Anyway, back to the subject at hand, I don’t actually mind the next-door guys as much as the children, because the guys next door so far (knock on wood) have gotten quiet once it hits 11:30 or so (also, a couple of them are attractive). But the kids are out there screaming all hours. Children are officially more obnoxious than drunk twenty-something hipsters.
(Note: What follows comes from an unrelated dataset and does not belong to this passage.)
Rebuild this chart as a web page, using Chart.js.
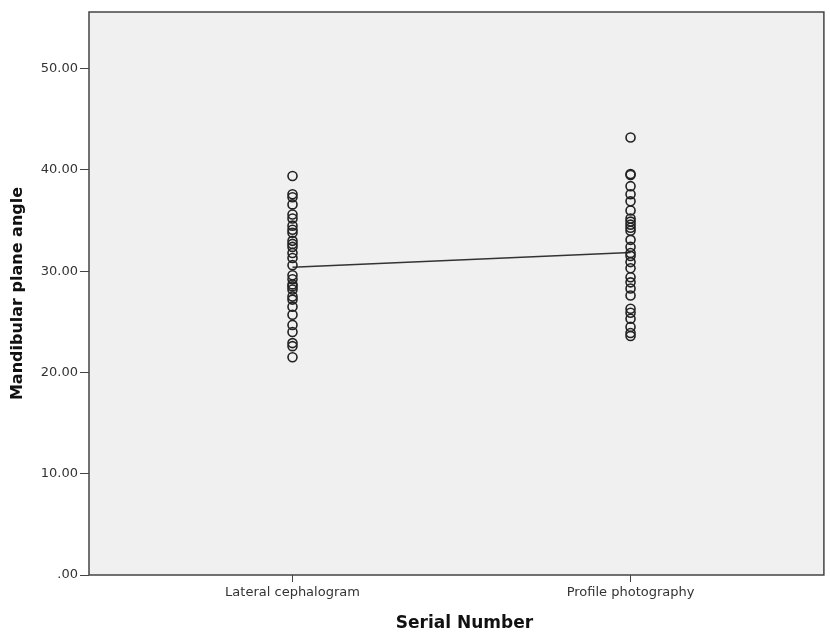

Speaking of children ruining things for everybody else, I believe I’ve mentioned before that I find the increasingly crowded running track to be another drawback of summer. I usually run about 11:00 a.m. on weekdays, and it’s a pretty good time to go. Yesterday, however, there was a nursery school on the track. Some childcare workers had taken a whole gaggle of kindergarten-aged children onto the track, where of course, the kids were all over. I was running past, and a little girl waddled right into my path; I swerved to avoid her, and she somehow managed to leap over a whole lane and get in my way again, at which point, I pretty much knocked her over. “Hey! Hey!” I barked, trying to warn her, but she was in her own world. The childcare worker, to her credit, yelled at the little girl instead of me – what I don’t understand is, this track is right in between a giant, grassy park, and a big playground. Given those other, clearly more appropriate and desirable options, why the hell would they bring the kids onto the crowded running track?

The city’s got me feeling so hassled this week that I’m even feeling crowded in my own bedroom, what with all the backyard hoopla. I feel overrun – wherever I am standing, someone will undoubtedly suddenly need to be standing right there. If I find a deserted area, five minutes after I get there, four people will come sit on my damn lap. Hey, New York: why don’t you all let me know wherever it is that you’re not going to need to be, and I will go there?

And yes, I realize that the answer to this question is “anywhere else on the planet other than NYC.” Sigh.